Task instructions: Go through the material and pull out every line with the string "this" in it.

Records to use:
● ● ● ●

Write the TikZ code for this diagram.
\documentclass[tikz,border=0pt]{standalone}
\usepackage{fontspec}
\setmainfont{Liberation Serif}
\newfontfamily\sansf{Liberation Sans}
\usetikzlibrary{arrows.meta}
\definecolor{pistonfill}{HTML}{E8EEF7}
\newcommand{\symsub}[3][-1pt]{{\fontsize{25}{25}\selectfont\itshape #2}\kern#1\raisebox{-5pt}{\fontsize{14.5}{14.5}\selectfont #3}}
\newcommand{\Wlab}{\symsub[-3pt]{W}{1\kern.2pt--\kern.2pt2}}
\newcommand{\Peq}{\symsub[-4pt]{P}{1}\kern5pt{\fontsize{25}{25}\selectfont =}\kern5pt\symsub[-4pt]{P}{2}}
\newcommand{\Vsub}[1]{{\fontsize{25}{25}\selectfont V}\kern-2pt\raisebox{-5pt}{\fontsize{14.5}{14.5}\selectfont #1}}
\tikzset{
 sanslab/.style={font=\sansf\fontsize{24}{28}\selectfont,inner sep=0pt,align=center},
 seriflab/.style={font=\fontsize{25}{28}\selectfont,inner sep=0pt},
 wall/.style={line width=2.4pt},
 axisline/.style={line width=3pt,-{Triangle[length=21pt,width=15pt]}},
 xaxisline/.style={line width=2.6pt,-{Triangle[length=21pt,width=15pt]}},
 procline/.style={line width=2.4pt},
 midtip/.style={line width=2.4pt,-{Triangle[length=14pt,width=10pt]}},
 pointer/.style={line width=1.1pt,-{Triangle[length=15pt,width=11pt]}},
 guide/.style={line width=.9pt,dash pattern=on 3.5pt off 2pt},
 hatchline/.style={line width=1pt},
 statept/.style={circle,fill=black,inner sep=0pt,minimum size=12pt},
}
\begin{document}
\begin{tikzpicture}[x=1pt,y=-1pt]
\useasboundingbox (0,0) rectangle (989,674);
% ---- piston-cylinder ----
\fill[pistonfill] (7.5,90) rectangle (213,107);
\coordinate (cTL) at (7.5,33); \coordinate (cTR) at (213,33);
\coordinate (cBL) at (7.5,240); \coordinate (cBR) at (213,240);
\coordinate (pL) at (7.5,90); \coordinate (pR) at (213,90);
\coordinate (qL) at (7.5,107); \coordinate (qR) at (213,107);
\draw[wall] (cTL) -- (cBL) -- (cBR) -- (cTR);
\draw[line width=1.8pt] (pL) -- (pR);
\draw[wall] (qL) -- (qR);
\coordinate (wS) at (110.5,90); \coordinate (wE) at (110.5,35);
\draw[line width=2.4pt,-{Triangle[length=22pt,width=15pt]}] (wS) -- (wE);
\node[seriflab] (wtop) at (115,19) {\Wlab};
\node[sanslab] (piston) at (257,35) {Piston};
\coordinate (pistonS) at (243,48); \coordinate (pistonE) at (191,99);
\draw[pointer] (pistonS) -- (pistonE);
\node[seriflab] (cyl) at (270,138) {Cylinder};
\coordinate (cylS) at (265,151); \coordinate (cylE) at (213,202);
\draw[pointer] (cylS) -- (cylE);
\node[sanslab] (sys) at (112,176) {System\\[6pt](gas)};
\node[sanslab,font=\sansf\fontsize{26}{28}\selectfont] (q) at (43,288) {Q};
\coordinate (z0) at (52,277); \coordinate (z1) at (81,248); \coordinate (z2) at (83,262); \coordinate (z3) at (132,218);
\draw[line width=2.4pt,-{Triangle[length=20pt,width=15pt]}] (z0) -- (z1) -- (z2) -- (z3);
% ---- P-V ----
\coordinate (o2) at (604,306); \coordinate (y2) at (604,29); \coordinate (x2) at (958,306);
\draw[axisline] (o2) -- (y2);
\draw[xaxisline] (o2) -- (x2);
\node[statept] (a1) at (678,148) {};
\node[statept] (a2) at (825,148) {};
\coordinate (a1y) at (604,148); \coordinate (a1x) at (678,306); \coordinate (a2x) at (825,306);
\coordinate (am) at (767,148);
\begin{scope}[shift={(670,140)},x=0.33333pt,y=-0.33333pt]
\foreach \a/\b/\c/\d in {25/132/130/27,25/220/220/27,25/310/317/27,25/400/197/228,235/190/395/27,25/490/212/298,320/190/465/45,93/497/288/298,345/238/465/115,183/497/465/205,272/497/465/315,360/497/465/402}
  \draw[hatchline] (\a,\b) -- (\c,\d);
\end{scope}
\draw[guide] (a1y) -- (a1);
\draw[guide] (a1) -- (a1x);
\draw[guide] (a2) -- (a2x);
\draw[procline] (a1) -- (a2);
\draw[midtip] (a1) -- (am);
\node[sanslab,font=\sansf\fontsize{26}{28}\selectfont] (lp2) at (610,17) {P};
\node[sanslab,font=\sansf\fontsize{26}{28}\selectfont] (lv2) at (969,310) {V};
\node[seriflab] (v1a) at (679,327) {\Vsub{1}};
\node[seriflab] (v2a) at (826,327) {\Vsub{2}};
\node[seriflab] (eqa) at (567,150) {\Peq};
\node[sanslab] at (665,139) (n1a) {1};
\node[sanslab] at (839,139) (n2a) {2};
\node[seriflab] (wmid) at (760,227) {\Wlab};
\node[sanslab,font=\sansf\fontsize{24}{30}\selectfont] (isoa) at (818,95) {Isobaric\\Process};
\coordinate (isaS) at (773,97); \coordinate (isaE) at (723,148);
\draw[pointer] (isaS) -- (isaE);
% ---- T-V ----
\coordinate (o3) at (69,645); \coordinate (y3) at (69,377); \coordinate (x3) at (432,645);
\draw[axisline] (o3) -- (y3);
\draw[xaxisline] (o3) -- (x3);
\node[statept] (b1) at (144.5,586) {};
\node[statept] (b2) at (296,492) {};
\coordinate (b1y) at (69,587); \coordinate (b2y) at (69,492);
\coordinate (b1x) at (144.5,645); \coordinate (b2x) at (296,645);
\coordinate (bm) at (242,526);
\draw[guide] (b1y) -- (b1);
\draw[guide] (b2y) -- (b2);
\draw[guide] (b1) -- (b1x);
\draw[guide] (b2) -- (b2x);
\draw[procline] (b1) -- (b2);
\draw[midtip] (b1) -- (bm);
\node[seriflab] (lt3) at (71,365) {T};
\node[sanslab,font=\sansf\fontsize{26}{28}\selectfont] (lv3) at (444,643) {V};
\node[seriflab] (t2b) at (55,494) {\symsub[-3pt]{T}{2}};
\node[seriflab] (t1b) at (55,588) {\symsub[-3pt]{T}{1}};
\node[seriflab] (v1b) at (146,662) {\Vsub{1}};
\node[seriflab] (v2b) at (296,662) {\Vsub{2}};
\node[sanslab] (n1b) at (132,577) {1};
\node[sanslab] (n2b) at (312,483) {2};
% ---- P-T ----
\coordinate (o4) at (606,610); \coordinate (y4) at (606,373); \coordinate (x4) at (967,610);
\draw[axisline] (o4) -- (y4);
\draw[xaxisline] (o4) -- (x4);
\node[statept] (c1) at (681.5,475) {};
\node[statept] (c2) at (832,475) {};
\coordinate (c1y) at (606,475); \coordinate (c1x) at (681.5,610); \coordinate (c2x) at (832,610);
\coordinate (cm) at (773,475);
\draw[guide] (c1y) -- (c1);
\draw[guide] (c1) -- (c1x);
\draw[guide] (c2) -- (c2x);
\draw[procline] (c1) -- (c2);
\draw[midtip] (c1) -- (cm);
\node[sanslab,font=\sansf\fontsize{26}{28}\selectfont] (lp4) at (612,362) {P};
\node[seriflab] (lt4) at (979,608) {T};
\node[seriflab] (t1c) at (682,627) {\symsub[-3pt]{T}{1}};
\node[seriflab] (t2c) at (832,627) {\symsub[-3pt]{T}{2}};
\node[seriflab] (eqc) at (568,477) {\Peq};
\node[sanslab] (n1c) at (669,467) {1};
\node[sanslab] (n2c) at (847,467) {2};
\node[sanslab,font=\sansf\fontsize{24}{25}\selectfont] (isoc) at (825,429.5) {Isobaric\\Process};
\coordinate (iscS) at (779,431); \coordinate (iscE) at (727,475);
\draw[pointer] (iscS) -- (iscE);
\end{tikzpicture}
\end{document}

● ● ● ●

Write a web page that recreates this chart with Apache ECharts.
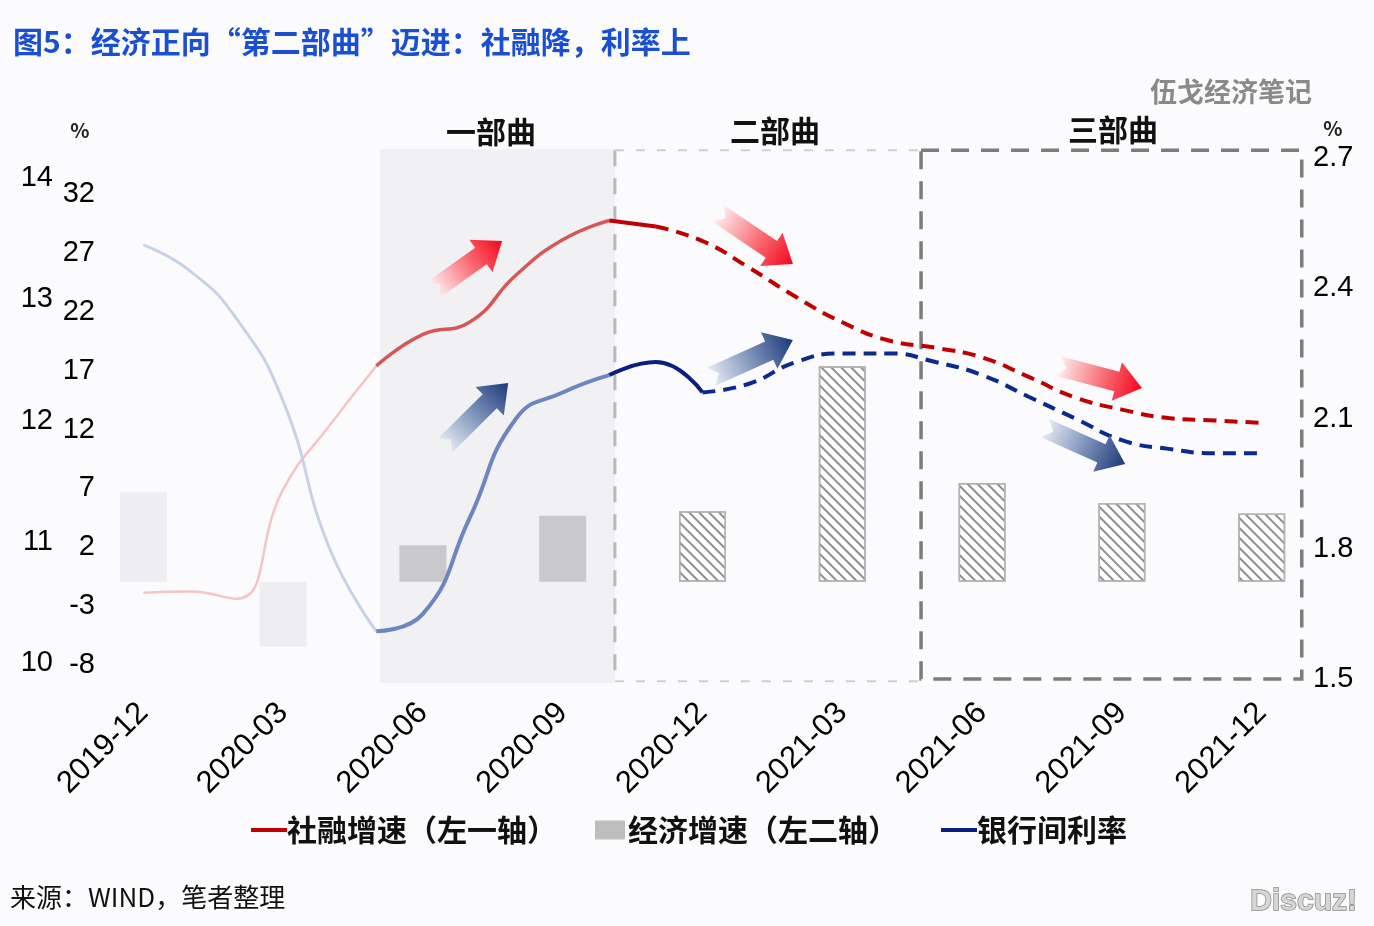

● ● ● ●

Written response:
Write the TikZ code for this diagram.
Write a web page that recreates this chart with Apache ECharts.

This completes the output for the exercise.